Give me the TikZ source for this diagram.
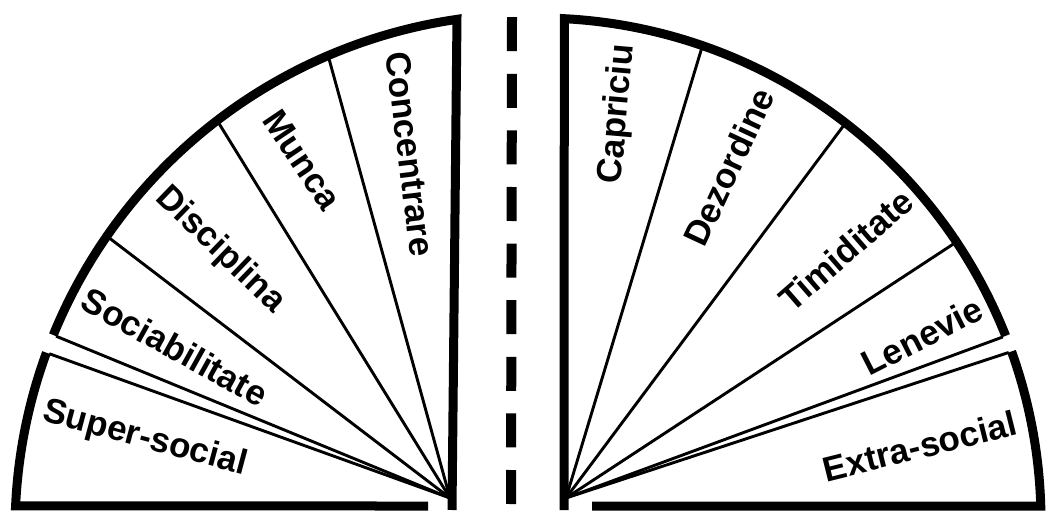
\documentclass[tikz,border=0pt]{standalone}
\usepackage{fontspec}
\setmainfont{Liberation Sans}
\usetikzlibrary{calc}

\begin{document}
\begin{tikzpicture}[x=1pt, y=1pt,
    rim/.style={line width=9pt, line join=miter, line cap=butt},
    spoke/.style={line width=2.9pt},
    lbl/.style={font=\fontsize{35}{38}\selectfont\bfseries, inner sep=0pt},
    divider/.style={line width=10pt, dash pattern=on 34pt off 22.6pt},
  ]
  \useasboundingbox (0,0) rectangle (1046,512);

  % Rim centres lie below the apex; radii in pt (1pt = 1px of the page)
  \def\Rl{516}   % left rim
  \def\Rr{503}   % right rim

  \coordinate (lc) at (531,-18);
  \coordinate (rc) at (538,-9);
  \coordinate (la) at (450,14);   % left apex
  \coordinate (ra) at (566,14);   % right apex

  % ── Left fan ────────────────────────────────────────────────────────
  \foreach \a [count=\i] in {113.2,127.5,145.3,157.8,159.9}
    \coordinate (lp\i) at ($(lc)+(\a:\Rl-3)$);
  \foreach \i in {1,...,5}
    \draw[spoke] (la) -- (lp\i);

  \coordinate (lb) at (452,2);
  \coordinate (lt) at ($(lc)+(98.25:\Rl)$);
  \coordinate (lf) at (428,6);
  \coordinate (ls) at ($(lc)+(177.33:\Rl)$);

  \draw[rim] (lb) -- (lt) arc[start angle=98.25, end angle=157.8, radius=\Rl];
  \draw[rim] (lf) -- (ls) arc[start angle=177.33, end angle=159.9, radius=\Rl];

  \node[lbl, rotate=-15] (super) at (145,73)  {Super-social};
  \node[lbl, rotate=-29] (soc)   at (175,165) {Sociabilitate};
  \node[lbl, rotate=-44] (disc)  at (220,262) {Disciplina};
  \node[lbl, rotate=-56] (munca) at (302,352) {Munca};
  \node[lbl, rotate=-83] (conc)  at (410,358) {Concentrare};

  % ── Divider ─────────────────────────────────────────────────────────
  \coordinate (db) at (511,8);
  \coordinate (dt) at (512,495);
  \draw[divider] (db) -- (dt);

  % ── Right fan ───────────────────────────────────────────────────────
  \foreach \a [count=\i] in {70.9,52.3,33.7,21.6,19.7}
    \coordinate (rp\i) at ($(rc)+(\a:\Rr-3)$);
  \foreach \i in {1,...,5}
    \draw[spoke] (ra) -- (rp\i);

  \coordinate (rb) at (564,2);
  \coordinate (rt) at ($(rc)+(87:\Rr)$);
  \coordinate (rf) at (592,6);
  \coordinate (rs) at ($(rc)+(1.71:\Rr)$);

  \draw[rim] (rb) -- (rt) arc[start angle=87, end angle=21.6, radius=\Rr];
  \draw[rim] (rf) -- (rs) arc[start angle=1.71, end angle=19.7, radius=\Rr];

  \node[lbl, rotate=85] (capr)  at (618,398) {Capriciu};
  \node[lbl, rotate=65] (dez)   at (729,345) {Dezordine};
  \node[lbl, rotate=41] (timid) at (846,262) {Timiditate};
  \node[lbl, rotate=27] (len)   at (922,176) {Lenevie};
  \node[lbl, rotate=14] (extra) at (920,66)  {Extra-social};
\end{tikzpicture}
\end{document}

+ + + + +

Leave out any pictures and return exactly the lines from the beginning of the data through the line with "end angle=159.9, radius=\Rl];", inclusive.

Give me the TikZ source for this diagram.
\documentclass[tikz,border=0pt]{standalone}
\usepackage{fontspec}
\setmainfont{Liberation Sans}
\usetikzlibrary{calc}

\begin{document}
\begin{tikzpicture}[x=1pt, y=1pt,
    rim/.style={line width=9pt, line join=miter, line cap=butt},
    spoke/.style={line width=2.9pt},
    lbl/.style={font=\fontsize{35}{38}\selectfont\bfseries, inner sep=0pt},
    divider/.style={line width=10pt, dash pattern=on 34pt off 22.6pt},
  ]
  \useasboundingbox (0,0) rectangle (1046,512);

  % Rim centres lie below the apex; radii in pt (1pt = 1px of the page)
  \def\Rl{516}   % left rim
  \def\Rr{503}   % right rim

  \coordinate (lc) at (531,-18);
  \coordinate (rc) at (538,-9);
  \coordinate (la) at (450,14);   % left apex
  \coordinate (ra) at (566,14);   % right apex

  % ── Left fan ────────────────────────────────────────────────────────
  \foreach \a [count=\i] in {113.2,127.5,145.3,157.8,159.9}
    \coordinate (lp\i) at ($(lc)+(\a:\Rl-3)$);
  \foreach \i in {1,...,5}
    \draw[spoke] (la) -- (lp\i);

  \coordinate (lb) at (452,2);
  \coordinate (lt) at ($(lc)+(98.25:\Rl)$);
  \coordinate (lf) at (428,6);
  \coordinate (ls) at ($(lc)+(177.33:\Rl)$);

  \draw[rim] (lb) -- (lt) arc[start angle=98.25, end angle=157.8, radius=\Rl];
  \draw[rim] (lf) -- (ls) arc[start angle=177.33, end angle=159.9, radius=\Rl];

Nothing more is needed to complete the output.